Published coverage of airline operations indicates that several carriers have chosen to suspend Tel Aviv flights rather than operate extended detours or accept higher insurance premiums tied to conflict zones. Routing north via Turkey and the Caucasus or south via Egypt adds significant flying time and fuel burn, often undermining route profitability. For airlines that already face tight summer fleets, the trade-off increasingly favors redeploying aircraft to more predictable markets.

Insurers and lessors are also exerting indirect pressure. Industry reports suggest that in some cases, war-risk insurance surcharges for Israel-bound flights have risen sharply since the latest escalation, while technical requirements for crew training and contingency planning have become more demanding. Against that backdrop, many foreign airlines are opting for clear, longer-term suspensions instead of short rolling extensions that can create operational uncertainty and confuse passengers.

Passenger Impact and Limited Alternatives for Summer Travel

For travelers, the mounting list of cancellations is translating into fewer options and more complex journeys. Consumers who booked spring and early summer trips to Israel on foreign carriers are increasingly being offered refunds or rebookings later in the year, often without equivalent nonstop alternatives. Agents report that some passengers are shifting plans to autumn in hopes that more airlines will have resumed operations by then.

Where travel is still possible, itineraries are often fragmented.

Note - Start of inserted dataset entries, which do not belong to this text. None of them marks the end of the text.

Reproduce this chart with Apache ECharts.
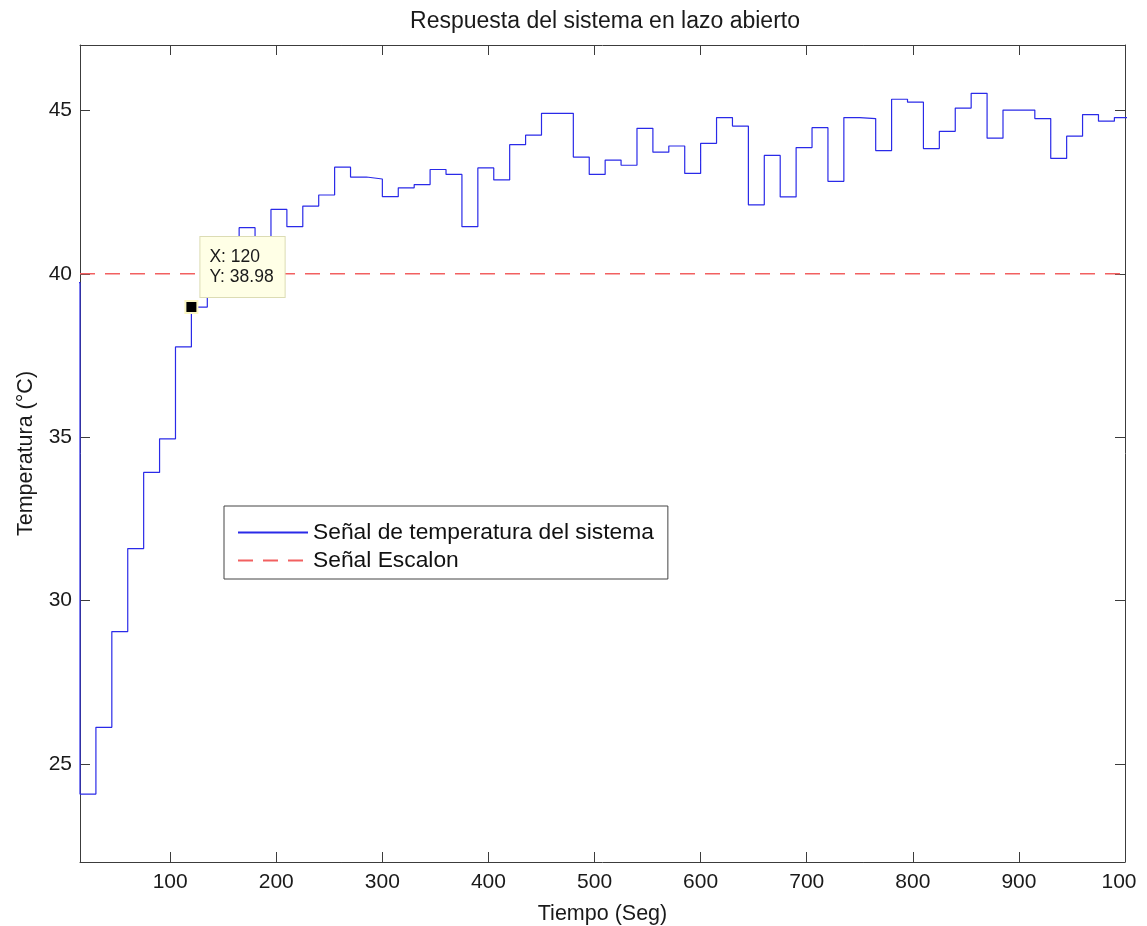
<!DOCTYPE html>
<html>
<head>
<meta charset="utf-8">
<script src="https://cdn.jsdelivr.net/npm/echarts@6/dist/echarts.min.js"></script>
<style>
html,body{margin:0;padding:0;background:#fff;}
#chart{width:1147px;height:926px;}
</style>
</head>
<body>
<div id="chart"></div>
<script>
// ---- data ----
const titleText = 'Respuesta del sistema en lazo abierto';
const xName = 'Tiempo (Seg)';
const yName = 'Temperatura (°C)';
const seriesNames = ['Señal de temperatura del sistema', 'Señal Escalon'];

const tiempo = [0, 15, 30, 45, 60, 75, 90, 105, 120, 135, 150, 165, 180, 195, 210, 225, 240, 255, 270, 285,
  300, 315, 330, 345, 360, 375, 390, 405, 420, 435, 450, 465, 480, 495, 510, 525, 540, 555, 570, 585,
  600, 615, 630, 645, 660, 675, 690, 705, 720, 735, 750, 765, 780, 795, 810, 825, 840, 855, 870, 885,
  900, 915, 930, 945, 960, 975, 990, 1005];
const temperatura = [39.73, 24.08, 26.12, 29.05, 31.59, 33.92, 34.95, 37.76, 38.98, 39.6, 40.5, 41.41, 40.8, 41.97, 41.44, 42.07, 42.41, 43.26, 42.96, 42.90,
  42.36, 42.63, 42.73, 43.19, 43.04, 41.44, 43.24, 42.87, 43.95, 44.24, 44.91, 44.91, 43.57, 43.04, 43.48, 43.32, 44.45, 43.72, 43.91, 43.07,
  43.99, 44.78, 44.52, 42.11, 43.62, 42.35, 43.86, 44.47, 42.83, 44.78, 44.75, 43.77, 45.34, 45.25, 43.83, 44.36, 45.07, 45.52, 44.15, 45.01,
  45.01, 44.75, 43.53, 44.21, 44.87, 44.67, 44.78, 44.78];

const escalonTiempo = [15, 1000];
const escalonValor = [40, 40];

const datatip = [120, 38.98];

const xTicks = [100, 200, 300, 400, 500, 600, 700, 800, 900, 1000];
const yTicks = [25, 30, 35, 40, 45];
const xRange = [15, 1000];
const yRange = [22, 47];

// ---- chart ----
const FONT = '"Liberation Sans", Arial, sans-serif';
const AX = '#3c3c3c';
const chart = echarts.init(document.getElementById('chart'), null, {renderer: 'canvas'});

const tempData = tiempo.map((t, i) => [t, temperatura[i]]);
const escData = escalonTiempo.map((t, i) => [t, escalonValor[i]]);

const baseAxis = {
  axisLine: {show: true, onZero: false, lineStyle: {color: AX, width: 1}},
  splitLine: {show: false}
};

const option = {
  backgroundColor: '#ffffff',
  animation: false,
  title: {
    text: titleText,
    left: 600,
    top: 5,
    textAlign: 'center',
    textStyle: {fontFamily: FONT, fontSize: 23, fontWeight: 'normal', color: '#1a1a1a'}
  },
  grid: {left: 80, right: 22, top: 45, bottom: 64, containLabel: false, outerBoundsMode: 'none'},
  legend: {
    show: true,
    orient: 'vertical',
    left: 224,
    top: 506,
    data: seriesNames,
    itemWidth: 70,
    itemHeight: 22,
    itemGap: 5,
    padding: [15, 14, 7, 13],
    backgroundColor: '#ffffff',
    borderColor: '#444',
    borderWidth: 1,
    borderRadius: 0,
    selectedMode: false,
    itemStyle: {opacity: 0},
    textStyle: {fontFamily: FONT, fontSize: 22.8, color: '#111'}
  },
  xAxis: [
    Object.assign({}, baseAxis, {
      type: 'value', position: 'bottom', min: xRange[0], max: xRange[1],
      name: xName, nameLocation: 'middle', nameGap: 41,
      nameTextStyle: {fontFamily: FONT, fontSize: 21.5, color: '#1a1a1a'},
      axisTick: {show: true, inside: true, length: 10, customValues: xTicks, lineStyle: {color: AX}},
      axisLabel: {
        show: true, margin: 10, customValues: xTicks,
        fontFamily: FONT, fontSize: 21, color: '#1a1a1a',
        formatter: v => v === 1000 ? '{r|100}' : String(v),
        rich: {r: {fontFamily: FONT, fontSize: 21, color: '#1a1a1a', padding: [0, 12, 0, 0]}}
      }
    }),
    Object.assign({}, baseAxis, {
      type: 'value', position: 'top', min: xRange[0], max: xRange[1],
      axisTick: {show: true, inside: true, length: 10, customValues: xTicks, lineStyle: {color: AX}},
      axisLabel: {show: false}
    })
  ],
  yAxis: [
    Object.assign({}, baseAxis, {
      type: 'value', position: 'left', min: yRange[0], max: yRange[1],
      name: yName, nameLocation: 'middle', nameGap: 43,
      nameTextStyle: {fontFamily: FONT, fontSize: 21.5, color: '#1a1a1a'},
      axisTick: {show: true, inside: true, length: 10, customValues: yTicks, lineStyle: {color: AX}},
      axisLabel: {show: true, margin: 8, customValues: yTicks, fontFamily: FONT, fontSize: 21, color: '#1a1a1a'}
    }),
    Object.assign({}, baseAxis, {
      type: 'value', position: 'right', min: yRange[0], max: yRange[1],
      axisTick: {show: true, inside: true, length: 10, customValues: yTicks, lineStyle: {color: AX}},
      axisLabel: {show: false}
    })
  ],
  series: [
    {
      name: seriesNames[0],
      type: 'line',
      step: 'end',
      data: tempData,
      symbol: 'none',
      clip: true,
      lineStyle: {color: '#2a2ae8', width: 1.2},
      itemStyle: {color: '#2a2ae8'},
      z: 2
    },
    {
      name: seriesNames[1],
      type: 'line',
      data: escData,
      symbol: 'none',
      clip: true,
      lineStyle: {color: '#f26060', width: 1.3, type: [15, 10]},
      itemStyle: {color: '#f26060'},
      z: 3
    },
    {
      name: 'datatip',
      type: 'scatter',
      data: [datatip],
      symbol: 'rect',
      symbolSize: 12,
      itemStyle: {color: '#000', borderColor: '#fbf7c4', borderWidth: 2, opacity: 1},
      z: 10,
      zlevel: 1,
      silent: true,
      label: {
        show: true,
        position: [16, -63],
        align: 'left',
        verticalAlign: 'top',
        formatter: p => 'X: ' + p.value[0] + '\nY: ' + p.value[1].toFixed(2),
        fontFamily: FONT,
        fontSize: 17.5,
        lineHeight: 20,
        color: '#1a1a1a',
        backgroundColor: '#ffffe6',
        borderColor: '#dcdcb4',
        borderWidth: 1,
        padding: [10, 11, 10, 9],
        opacity: 1
      }
    }
  ]
};
chart.setOption(option);
</script>
</body>
</html>
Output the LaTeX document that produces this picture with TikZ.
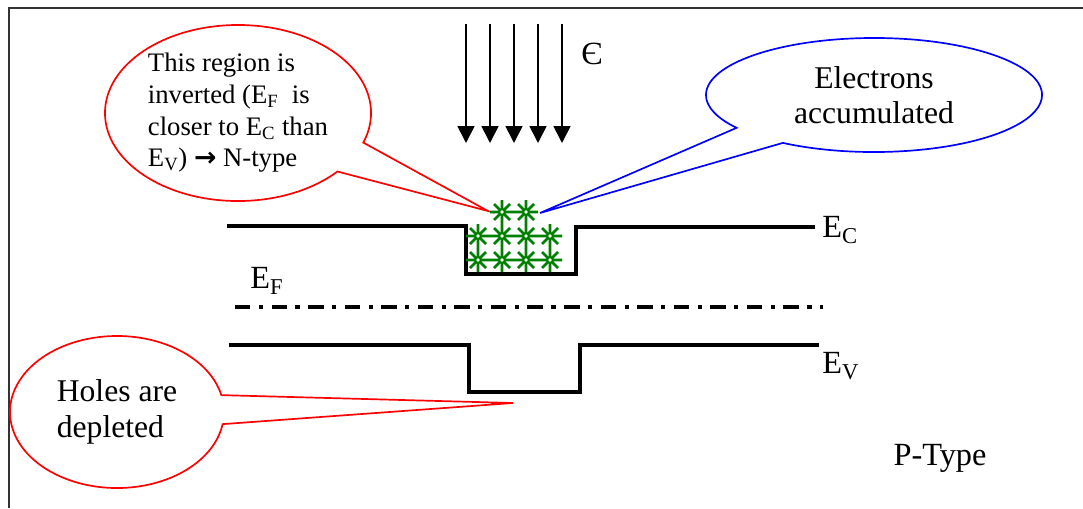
\documentclass[tikz,border=0pt]{standalone}
\usepackage{fontspec}
\setmainfont{Liberation Serif}
\newfontfamily\symfont{DejaVu Sans}
\usetikzlibrary{arrows.meta,shapes.callouts}

\begin{document}
\begin{tikzpicture}[x=0.025cm, y=-0.025cm,
    bandS/.style={line width=2.8pt},
    fieldS/.style={-{Triangle[width=12pt,length=12pt]}, line width=1.2pt},
    calloutS/.style={ellipse callout, line width=1.2pt, fill=white, text=black,
        inner sep=0pt, outer sep=0pt, callout pointer arc=22},
    lblS/.style={font=\fontsize{23}{27}\selectfont, inner sep=0pt},
    elecS/.style={green!50!black, line width=1.8pt},
]
\useasboundingbox (0,0) rectangle (1083,508);
% frame, only top and left edges show
\draw[line width=1.4pt, black!80] (9,508) -- (9,8) -- (1083,8);
% field arrows
\foreach \xa in {466,490,514,538,562}
    \draw[fieldS] (\xa,24) -- (\xa,143);
\node[lblS] (field) at (592,54) {Є};
% callouts
\coordinate (invTip) at (488,211);
\coordinate (elecTip) at (540,213);
\coordinate (holeTip) at (513,403);
\node[calloutS, draw=red, minimum width=6.65cm, minimum height=4.4cm,
    callout absolute pointer={(invTip)}, align=left,
    font=\fontsize{19}{22.5}\selectfont] (inv) at (238,113)
    {This region is\\ inverted (E\textsubscript{F}\ \ is\\ closer to E\textsubscript{C} than\\ E\textsubscript{V}) {\symfont\bfseries →} N-type};
\node[calloutS, draw=blue, minimum width=8.4cm, minimum height=2.85cm,
    callout absolute pointer={(elecTip)}, align=center,
    font=\fontsize{22.5}{25}\selectfont] (elec) at (874,95)
    {Electrons\\ accumulated};
\node[calloutS, draw=red, minimum width=5.35cm, minimum height=3.8cm,
    callout absolute pointer={(holeTip)}, align=left,
    font=\fontsize{22.5}{25.5}\selectfont] (holes) at (117,412)
    {Holes are\\ depleted};
% conduction band
\draw[bandS] (227,226) -- (466,226) -- (466,274) -- (576,274) -- (576,227) -- (815,227);
\node[lblS, anchor=west] (ec) at (822,230) {E\textsubscript{C}};
% Fermi level
\draw[line width=2.8pt, dash pattern=on 11pt off 6pt on 3pt off 6pt] (235,307) -- (823,307);
\node[lblS] (ef) at (267,281) {E\textsubscript{F}};
% valence band
\draw[bandS] (229,345) -- (469,345) -- (469,392) -- (580,392) -- (580,345) -- (819,345);
\node[lblS, anchor=west] (ev) at (822,366) {E\textsubscript{V}};
\node[lblS] (ptype) at (940,458) {P-Type};
% electrons in the inversion layer
\foreach \ex/\ey in {502/212,526/212,478/236,502/236,526/236,550/236,478/260,502/260,526/260,550/260} {
    \draw[elecS] (\ex-12,\ey) -- (\ex+12,\ey) (\ex,\ey-12) -- (\ex,\ey+12)
        (\ex-8,\ey-8) -- (\ex+8,\ey+8) (\ex-8,\ey+8) -- (\ex+8,\ey-8);
    \draw[elecS, line width=1pt, fill=white] (\ex,\ey) circle (2.5);
}
\end{tikzpicture}
\end{document}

Many travelers from North America and Europe now piece together trips using a combination of Israeli carriers and connecting flights through select European hubs. This patchwork approach typically carries higher costs and longer total travel times, especially for families visiting relatives or religious travelers targeting specific holiday periods.

The shortages are particularly acute for group and pilgrimage travel, where block bookings that once relied on large foreign carriers must now compete for limited seats. Tour operators are reworking itineraries, shortening stays, or shifting departures to dates when capacity is marginally higher. Some are redirecting clients to alternative destinations in the Eastern Mediterranean, including Greece and Cyprus, where air links remain more stable.

Tourism Industry Braces for Prolonged Disruption

Israel’s tourism sector and wider regional travel industry are bracing for the impact of another disrupted peak season. Hotels, inbound tour companies and ground handlers in Israel are all exposed to a reduced flow of foreign visitors arriving on international airlines. While domestic demand and travel from nearby markets provide some cushion, the absence of large volumes from North America and Western Europe is likely to weigh on revenues.

Neighboring countries are experiencing knock-on effects as well. Cities that traditionally functioned as gateways to multi-country itineraries, such as Athens and Larnaca, are seeing booking patterns shift as travelers weigh safety concerns and potential last-minute changes in flight schedules. Even destinations not directly affected by conflict are adjusting marketing strategies to emphasize flexibility and free date changes.

With Aegean now extending its Middle East suspensions through June 26 and key global carriers signalling prolonged pauses, industry observers see limited prospects for a rapid normalization of Israel-bound air travel. Instead, airlines are expected to reassess route viability in stages through late summer and early autumn, leaving travelers and tourism businesses to navigate an unusually uncertain landscape for the rest of 2026.